La division du produit social sous sa forme matérielle assigne à son tour un rôle différent à ses diverses parties au cours de la reproduction. Ainsi, par exemple, les machines à tisser sont destinées à servir à la fabrication des tissus et ne peuvent être utilisées à rien d’autre ; les vêtements doivent servir à la consommation personnelle.

Quand on examine le cycle et la rotation du capital individuel, il importe peu de savoir quelles marchandises précises sous leur forme naturelle (valeurs d’usage) sont produites dans une entreprise donnée. Lorsqu’on examine la reproduction et la circulation du capital social total, la forme matérielle des marchandises produites dans la société prend une importance particulière : pour qu’il y ait renouvellement incessant du processus de production, il faut qu’il y ait en présence des moyens de production appropriés, mais aussi des objets de consommation.
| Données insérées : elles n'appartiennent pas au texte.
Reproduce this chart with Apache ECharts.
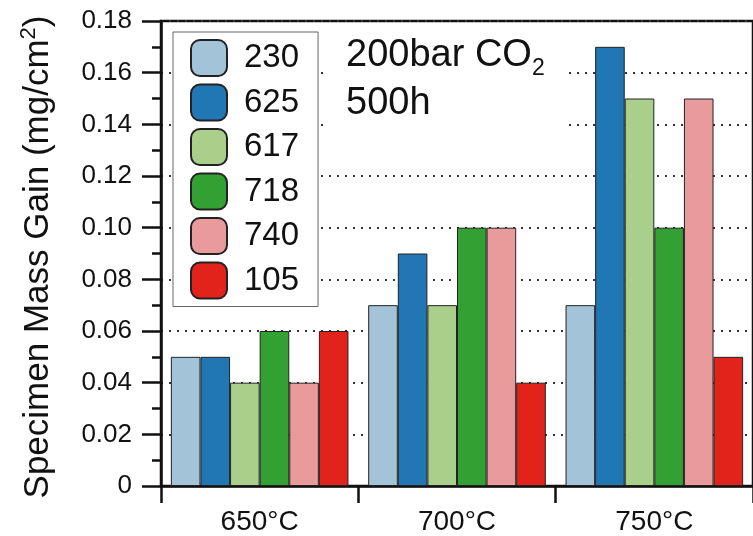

Une question se pose alors : comment, dans les conditions de l’anarchie de la production capitaliste, se réalise le produit social ? Lénine disait que

la question de la réalisation se ramène précisément à l’analyse de la compensation de toutes les parties du produit social quant à la valeur et à la forme matérielle.

V. Lénine, « Pour caractériser le romantisme économique », Œuvres, t. 2, p. 39.

Il s’agit donc de savoir comment, pour chaque partie du produit social quant à sa valeur (capital constant, capital variable et plus-value) et quant à sa forme matérielle (moyens de production, objets de consommation), trouver une autre partie du produit qui la remplace sur le marché.

À l’examen de la reproduction élargie, il faut joindre la question de savoir comment s’opère la transformation de la plus-value en capital, c’est-à-dire d’où viennent les moyens de production et les objets de consommation supplémentaires pour le supplément d’ouvriers nécessaires à l’élargissement de la production.